▸ **REQUIRED WORK**
Extract word for word the lines of the listing from its start to the line holding "const TEXT = '#262626';", both ends kept; pictures are not part of the copy.

▸ **RECORDED DATA**
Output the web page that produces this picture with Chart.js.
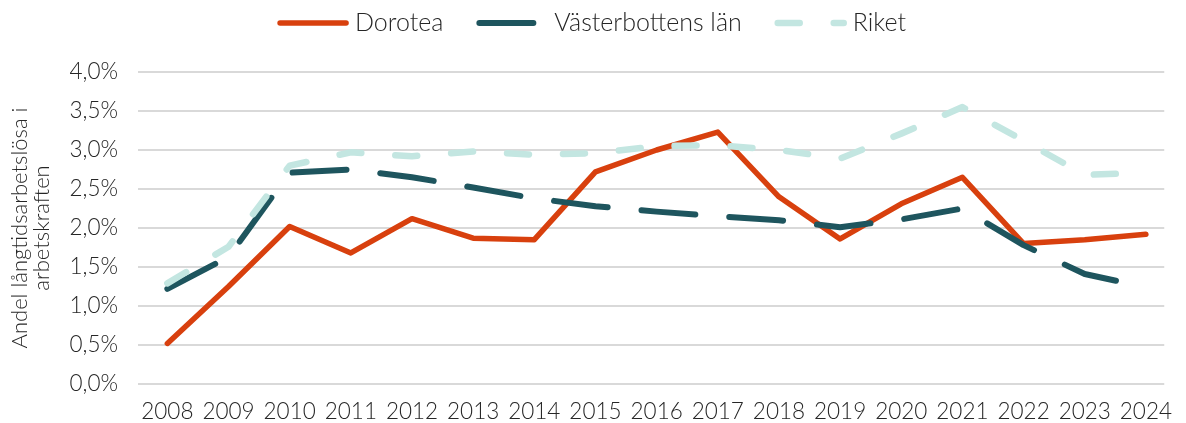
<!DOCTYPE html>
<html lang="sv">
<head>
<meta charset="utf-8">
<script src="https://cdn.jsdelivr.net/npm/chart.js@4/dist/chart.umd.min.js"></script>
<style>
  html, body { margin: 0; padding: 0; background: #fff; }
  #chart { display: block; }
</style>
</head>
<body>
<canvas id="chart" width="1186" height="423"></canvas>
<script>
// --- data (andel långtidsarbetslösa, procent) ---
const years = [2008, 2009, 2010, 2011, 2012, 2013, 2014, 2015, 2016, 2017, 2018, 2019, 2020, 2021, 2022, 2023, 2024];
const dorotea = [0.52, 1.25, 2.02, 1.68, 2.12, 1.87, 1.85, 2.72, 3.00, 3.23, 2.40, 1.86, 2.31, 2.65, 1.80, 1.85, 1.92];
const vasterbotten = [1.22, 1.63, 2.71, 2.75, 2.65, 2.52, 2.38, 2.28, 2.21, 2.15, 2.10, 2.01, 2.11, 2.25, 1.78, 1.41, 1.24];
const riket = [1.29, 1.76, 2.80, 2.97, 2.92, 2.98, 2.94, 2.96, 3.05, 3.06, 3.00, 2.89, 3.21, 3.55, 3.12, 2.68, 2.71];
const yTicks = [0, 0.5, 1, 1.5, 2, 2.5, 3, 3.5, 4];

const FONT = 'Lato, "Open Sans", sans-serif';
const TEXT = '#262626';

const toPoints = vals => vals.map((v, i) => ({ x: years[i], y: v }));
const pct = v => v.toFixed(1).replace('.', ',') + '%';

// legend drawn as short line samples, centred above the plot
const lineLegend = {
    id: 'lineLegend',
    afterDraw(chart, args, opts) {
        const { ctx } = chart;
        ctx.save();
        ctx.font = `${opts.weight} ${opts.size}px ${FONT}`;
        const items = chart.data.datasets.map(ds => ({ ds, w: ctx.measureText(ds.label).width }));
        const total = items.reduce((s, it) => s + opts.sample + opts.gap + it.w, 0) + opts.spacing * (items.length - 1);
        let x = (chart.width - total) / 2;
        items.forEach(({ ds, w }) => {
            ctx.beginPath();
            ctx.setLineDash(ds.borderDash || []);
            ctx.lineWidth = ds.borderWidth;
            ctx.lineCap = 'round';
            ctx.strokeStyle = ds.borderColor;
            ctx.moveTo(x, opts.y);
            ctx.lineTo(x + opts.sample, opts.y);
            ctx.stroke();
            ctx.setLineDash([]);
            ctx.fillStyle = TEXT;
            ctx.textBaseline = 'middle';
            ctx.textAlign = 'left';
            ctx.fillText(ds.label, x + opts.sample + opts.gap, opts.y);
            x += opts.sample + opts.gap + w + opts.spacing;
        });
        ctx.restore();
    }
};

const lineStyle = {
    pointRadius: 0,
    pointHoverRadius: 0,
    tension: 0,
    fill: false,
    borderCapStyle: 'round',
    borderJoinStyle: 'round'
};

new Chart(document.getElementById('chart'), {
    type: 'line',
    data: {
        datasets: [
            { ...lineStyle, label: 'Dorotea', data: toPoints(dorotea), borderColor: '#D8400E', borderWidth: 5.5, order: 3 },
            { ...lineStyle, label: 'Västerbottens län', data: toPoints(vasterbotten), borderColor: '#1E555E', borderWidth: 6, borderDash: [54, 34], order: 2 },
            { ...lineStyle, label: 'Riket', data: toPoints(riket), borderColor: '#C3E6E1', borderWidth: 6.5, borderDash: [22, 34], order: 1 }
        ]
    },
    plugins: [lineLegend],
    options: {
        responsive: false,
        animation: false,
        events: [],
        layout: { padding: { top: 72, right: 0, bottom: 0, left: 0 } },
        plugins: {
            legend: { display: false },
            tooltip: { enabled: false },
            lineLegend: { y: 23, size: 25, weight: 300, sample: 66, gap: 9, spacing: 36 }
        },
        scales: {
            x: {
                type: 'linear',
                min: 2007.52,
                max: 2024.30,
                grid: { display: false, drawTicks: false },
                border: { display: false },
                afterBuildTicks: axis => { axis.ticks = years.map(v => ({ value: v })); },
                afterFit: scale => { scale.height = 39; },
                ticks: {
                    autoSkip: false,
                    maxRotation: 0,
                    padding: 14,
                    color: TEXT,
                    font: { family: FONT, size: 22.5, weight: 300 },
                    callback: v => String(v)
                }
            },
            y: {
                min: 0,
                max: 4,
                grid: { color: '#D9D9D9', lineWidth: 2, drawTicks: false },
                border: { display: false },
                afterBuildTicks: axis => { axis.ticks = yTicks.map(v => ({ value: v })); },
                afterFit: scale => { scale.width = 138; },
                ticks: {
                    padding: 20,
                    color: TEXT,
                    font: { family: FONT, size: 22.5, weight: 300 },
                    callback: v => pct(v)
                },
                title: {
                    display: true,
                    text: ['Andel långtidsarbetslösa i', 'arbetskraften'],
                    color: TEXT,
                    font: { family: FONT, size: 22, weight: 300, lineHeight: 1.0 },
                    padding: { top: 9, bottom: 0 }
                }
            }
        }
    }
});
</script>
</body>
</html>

▸ **TASK RESPONSE**
Output the web page that produces this picture with Chart.js.
<!DOCTYPE html>
<html lang="sv">
<head>
<meta charset="utf-8">
<script src="https://cdn.jsdelivr.net/npm/chart.js@4/dist/chart.umd.min.js"></script>
<style>
  html, body { margin: 0; padding: 0; background: #fff; }
  #chart { display: block; }
</style>
</head>
<body>
<canvas id="chart" width="1186" height="423"></canvas>
<script>
// --- data (andel långtidsarbetslösa, procent) ---
const years = [2008, 2009, 2010, 2011, 2012, 2013, 2014, 2015, 2016, 2017, 2018, 2019, 2020, 2021, 2022, 2023, 2024];
const dorotea = [0.52, 1.25, 2.02, 1.68, 2.12, 1.87, 1.85, 2.72, 3.00, 3.23, 2.40, 1.86, 2.31, 2.65, 1.80, 1.85, 1.92];
const vasterbotten = [1.22, 1.63, 2.71, 2.75, 2.65, 2.52, 2.38, 2.28, 2.21, 2.15, 2.10, 2.01, 2.11, 2.25, 1.78, 1.41, 1.24];
const riket = [1.29, 1.76, 2.80, 2.97, 2.92, 2.98, 2.94, 2.96, 3.05, 3.06, 3.00, 2.89, 3.21, 3.55, 3.12, 2.68, 2.71];
const yTicks = [0, 0.5, 1, 1.5, 2, 2.5, 3, 3.5, 4];

const FONT = 'Lato, "Open Sans", sans-serif';
const TEXT = '#262626';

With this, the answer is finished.